Andy didn’t get that though, something to do with taking Emma out for the first time that night, so even when they fessed up he hadn’t spoken to him or Colin for three days. Come to think of it, the Micra had smelt of silage for a while after that.
It didn’t look like he was in a cream puff this time though. Davie called in to see him three times in the course of the day but not a sign. He’d eventually run into old Jimmy, the part time worker that lived at the end of the farm road. Jimmy was a pretty laid back character, like the types his father liked to describe when he was three sheets to the wind and got all emotional about the fact there weren’t any characters around anymore. All the old crocs got like that, thinking the world was going to hell in a hand basket in the way the generation before and the generation before that probably had too.
Jimmy shook his head regarding the inside of his flat cap as though it were the font of all knowledge, which it maybe was. “I’ve no seen hide nor hair of him son. There’s no been any sign of the lights anyway. The sister’s back at vet school and faither’s away his holidays.”
“Aye, ah ken that,” Davie replied, feeling a pang of what he was worried might be guilt, an emotion he found inconvenient at the best of times.
“Well, he’ll no be happy if he gets back and the young yin hasnae pulled his weight.”
Davie nodded his agreement as he placed a foot up on the gate and lit a fag. The pair of them stared off into the frozen stock yard.
“What you been up to?” Jimmy asked, knowing full well that all was not as it seemed.
“Nothing too bad.”
“Yir an awfa boy tae be yin boy,” the old man said, shaking his head as though he had seen it all before and doubtless would again.

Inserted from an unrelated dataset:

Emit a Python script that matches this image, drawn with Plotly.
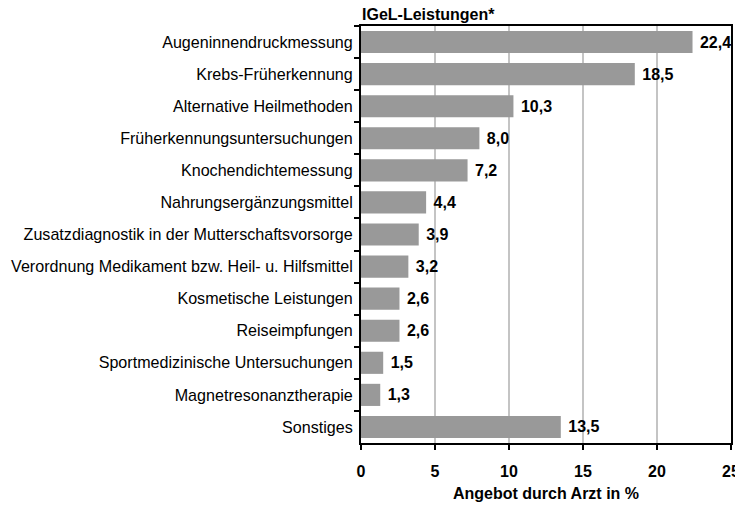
import plotly.graph_objects as go

categories = [
    "Augeninnendruckmessung",
    "Krebs-Früherkennung",
    "Alternative Heilmethoden",
    "Früherkennungsuntersuchungen",
    "Knochendichtemessung",
    "Nahrungsergänzungsmittel",
    "Zusatzdiagnostik in der Mutterschaftsvorsorge",
    "Verordnung Medikament bzw. Heil- u. Hilfsmittel",
    "Kosmetische Leistungen",
    "Reiseimpfungen",
    "Sportmedizinische Untersuchungen",
    "Magnetresonanztherapie",
    "Sonstiges",
]
values = [22.4, 18.5, 10.3, 8.0, 7.2, 4.4, 3.9, 3.2, 2.6, 2.6, 1.5, 1.3, 13.5]
x_ticks = [0, 5, 10, 15, 20, 25]

FONT = "Liberation Sans, Arial, sans-serif"

fig = go.Figure(go.Bar(
    x=values,
    y=categories,
    orientation="h",
    marker=dict(color="#999999", line=dict(width=0)),
    texttemplate="\u00a0<b>%{x:.1f}</b>",
    textposition="outside",
    textfont=dict(family=FONT, size=16, color="#000000"),
    cliponaxis=False,
))

# page body has an 8px default margin, so the figure is 8px smaller
fig.update_layout(
    width=735, height=497,
    margin=dict(l=353, r=12, t=18, b=62),
    paper_bgcolor="white", plot_bgcolor="white",
    separators=",.",
    bargap=0.31,
    showlegend=False,
    font=dict(family=FONT, size=16, color="#000000"),
    annotations=[dict(
        text="<b>IGeL-Leistungen*</b>", x=0, y=1, xref="paper", yref="paper",
        xanchor="left", yanchor="middle", yshift=11.5, borderpad=0,
        showarrow=False,
        font=dict(family=FONT, size=16, color="#000000"),
    )],
)
fig.update_xaxes(
    range=[0, 25], tickvals=x_ticks,
    ticktext=[f"<b>{v}</b>" for v in x_ticks],
    showgrid=True, gridcolor="#c4c4c4", gridwidth=1.5,
    showline=True, linecolor="#000000", linewidth=2, mirror=True,
    ticks="outside", ticklen=5, tickcolor="#000000", tickwidth=2,
    ticklabelstandoff=8,
    zeroline=False, automargin=False,
    title=dict(text="<b>Angebot durch Arzt in %</b>", standoff=9,
               font=dict(family=FONT, size=16)),
    tickfont=dict(family=FONT, size=16),
)
fig.update_yaxes(
    categoryorder="array", categoryarray=categories,
    autorange="reversed",
    showline=True, linecolor="#000000", linewidth=2, mirror=True,
    ticks="outside", ticklen=5, tickcolor="#000000", tickwidth=2,
    tickson="boundaries", automargin=False,
    ticklabelstandoff=3,
    showgrid=False,
    tickfont=dict(family=FONT, size=16.1),
)

fig.write_html("out.html")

They stood for a while longer, contemplating nothing very much before Davie made his excuses, got back in the Peugeot and headed back to the ranch.
He could only think of one other possibility and that was one he didn’t want to acknowledge just yet. He had to clear out his head in the time honoured fashion before he could do that.
After a couple of Stellas and half a packet of Benson and Hedges he got the bit between his teeth and dialled the number. She seemed brighter than the last time they’d spoken, but that was only until she heard his name. The cloud had quickly spread over the conversation at that point. Her hackles were well and truly up after those two syllables.
He’d never totally gotten on with Andy’s girlfriend, and that was before they’d split up. Now he was most definitely persona non grata, the devil incarnate. No, she hadn’t seen him and wouldn’t, if she happened to have the misfortune to lay eyes on the philandering bastard, approach him for fear of what she might actually do. He didn’t like to ask what she might do but imagined it probably involved sharp objects and his friend’s eyes or worse. He didn’t want to picture worse, so he thanked her for her time, which going on the snorting sound she made, was likely taken as sarcasm, and said goodbye. He wasn’t sure why but she seemed to blame him somehow. He’d been blamed by a few ex-girlfriends in his time, but then that was what guys did, blamed any kind of wild irrational or inexcusable behaviour they could on a best mate. Better to be innocent and led astray than an actual bastard.